The most common problem we find in post-production is the area of “hidden fees.” A process that post houses have learned to capitalize on based on “tech-talking your client to death.” Since most clients are far less technical than their post houses, it is imperative that post houses use that to improve a project, not exploit a client’s inexperience. And the way to breed that type of respect and avoid financial arguments is to simply communicate as often as possible. The best post producers I know are on the phone all day ensuring everyone knows what everyone knows.
What was your worst disaster from working with someone else?

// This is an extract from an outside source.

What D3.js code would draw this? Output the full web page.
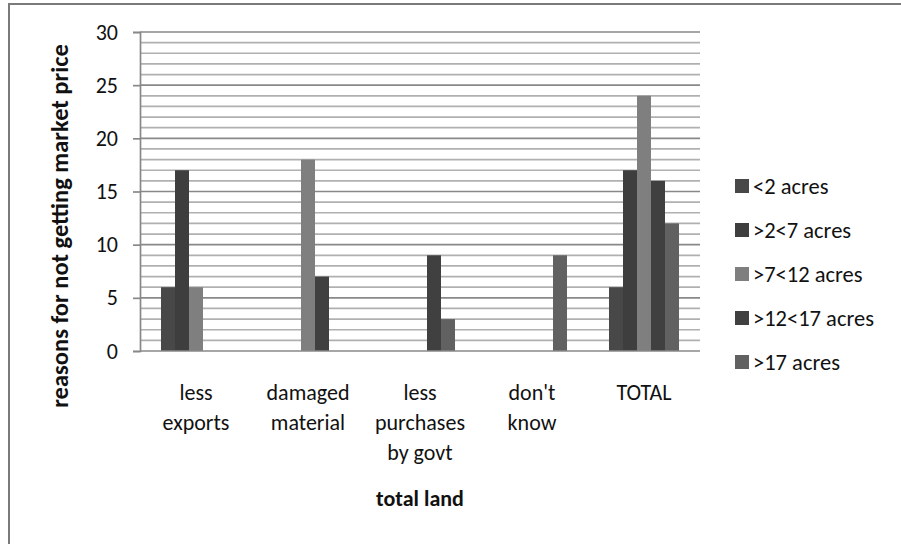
<!DOCTYPE html>
<html>
<head>
<meta charset="utf-8">
<script src="https://cdn.jsdelivr.net/npm/d3@7"></script>
<style>
  html, body { margin: 0; padding: 0; background: #fff; }
  svg { display: block; }
  text { font-family: Carlito, Lato, "Open Sans", sans-serif; fill: #111; }
</style>
</head>
<body>
<svg id="chart" width="901" height="544"></svg>
<script>
// Reasons for not getting market price, by total land holding
const categories = [
  ["less", "exports"],
  ["damaged", "material"],
  ["less", "purchases", "by govt"],
  ["don't", "know"],
  ["TOTAL"]
];
const seriesNames = ["<2 acres", ">2<7 acres", ">7<12 acres", ">12<17 acres", ">17 acres"];
const seriesColors = ["#484848", "#3e3e3e", "#7f7f7f", "#404040", "#616161"];
// one row per series, one value per category (null = no bar)
const lt2 = [6, null, null, null, 6];
const from2to7 = [17, null, null, null, 17];
const from7to12 = [6, 18, null, null, 24];
const from12to17 = [null, 7, 9, null, 16];
const gt17 = [null, null, 3, 9, 12];
const seriesValues = [lt2, from2to7, from7to12, from12to17, gt17];
const yTicks = [0, 5, 10, 15, 20, 25, 30];

const svg = d3.select("#chart");
const plot = { left: 140, right: 700, top: 32, bottom: 351 };

// outer frame of the chart area
svg.append("path")
  .attr("d", "M9,544 V4 H901")
  .attr("fill", "none")
  .attr("stroke", "#7a7a7a")
  .attr("stroke-width", 2);

const catKeys = categories.map((c, i) => i);
const x = d3.scaleBand().domain(catKeys).range([plot.left, plot.right])
  .paddingInner(0.375).paddingOuter(0.1875);
const xs = d3.scaleBand().domain(d3.range(seriesNames.length)).range([0, x.bandwidth()]);
const y = d3.scaleLinear().domain([0, 30]).range([plot.bottom, plot.top]);

// minor gridlines every unit, major every five
const grid = svg.append("g");
grid.selectAll("line.minor")
  .data(d3.range(1, 30).filter(v => v % 5 !== 0))
  .join("line")
  .attr("x1", plot.left).attr("x2", plot.right)
  .attr("y1", d => y(d)).attr("y2", d => y(d))
  .attr("stroke", "#b0b0b0").attr("stroke-width", 1.7);
grid.selectAll("line.major")
  .data(yTicks.filter(v => v > 0))
  .join("line")
  .attr("x1", plot.left).attr("x2", plot.right)
  .attr("y1", d => y(d)).attr("y2", d => y(d))
  .attr("stroke", "#888888").attr("stroke-width", 1.7);

// bars
const bars = [];
seriesValues.forEach((vals, s) => vals.forEach((v, c) => {
  if (v != null) bars.push({ s, c, v });
}));
svg.append("g").selectAll("rect")
  .data(bars)
  .join("rect")
  .attr("x", d => x(d.c) + xs(d.s))
  .attr("width", xs.bandwidth())
  .attr("y", d => y(d.v))
  .attr("height", d => y(0) - y(d.v))
  .attr("fill", d => seriesColors[d.s]);

// y axis
const yAxis = svg.append("g")
  .attr("transform", `translate(${plot.left},0)`)
  .call(d3.axisLeft(y).tickValues(yTicks).tickSize(7).tickPadding(15));
yAxis.select(".domain").attr("stroke", "#888888").attr("stroke-width", 1.7);
yAxis.selectAll(".tick line").attr("stroke", "#888888").attr("stroke-width", 1.7);
yAxis.selectAll(".tick text")
  .attr("font-size", 22).attr("fill", "#111")
  .style("font-family", "Carlito, Lato, 'Open Sans', sans-serif");

// x axis baseline
svg.append("line")
  .attr("x1", plot.left).attr("x2", plot.right)
  .attr("y1", y(0)).attr("y2", y(0))
  .attr("stroke", "#888888").attr("stroke-width", 1.7);

// category labels
const catLabels = svg.append("g").selectAll("text")
  .data(categories)
  .join("text")
  .attr("text-anchor", "middle")
  .attr("font-size", 22)
  .attr("x", (d, i) => x(i) + x.bandwidth() / 2);
catLabels.selectAll("tspan")
  .data(d => d)
  .join("tspan")
  .attr("x", function () { return d3.select(this.parentNode).attr("x"); })
  .attr("y", (d, i) => 392 + i * 30)
  .attr("dominant-baseline", "central")
  .text(d => d);

// axis titles
svg.append("text")
  .attr("x", (plot.left + plot.right) / 2)
  .attr("y", 498)
  .attr("text-anchor", "middle")
  .attr("dominant-baseline", "central")
  .attr("font-size", 22)
  .attr("font-weight", "bold")
  .text("total land");

svg.append("text")
  .attr("transform", `translate(60,226) rotate(-90)`)
  .attr("text-anchor", "middle")
  .attr("dominant-baseline", "central")
  .attr("font-size", 24.5)
  .attr("font-weight", "bold")
  .text("reasons for not getting market price");

// legend
const legend = svg.append("g").attr("transform", "translate(735,186)");
const item = legend.selectAll("g")
  .data(seriesNames)
  .join("g")
  .attr("transform", (d, i) => `translate(0,${i * 44})`);
item.append("rect")
  .attr("x", 0).attr("y", -7)
  .attr("width", 14).attr("height", 14)
  .attr("fill", (d, i) => seriesColors[i]);
item.append("text")
  .attr("x", 18).attr("y", 0)
  .attr("dominant-baseline", "central")
  .attr("font-size", 22.5)
  .text(d => d);
</script>
</body>
</html>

Fortunately I have been able to steer clear of a significant amount of major disasters in collaborating with others. I suppose one that has stuck with me through the years was when I was first massively taken advantage of. I had just started my first post house in 2003, and I was working with 3 of my friends from college at a small post house called PlasterCITY Digital Post.
On one of our first projects the producers kept making promises for payment but it never came. I trusted them and we did the editing, the graphics, colour, and ultimately the delivery of the product but we were never paid. We were young and inexperienced and lost about $25,000 from these people. However I was told by my mentors that there was good news: I “only” lost $25,000. Many people that break into the industry have much worst stories than this and greater losses. For me, the price was hard to swallow (especially at the time) but we moved on. Learning how to identify untrustworthy people is something that we all unfortunately have to practise often. Luckily, they are the minority – nevertheless, their impact can be substantial.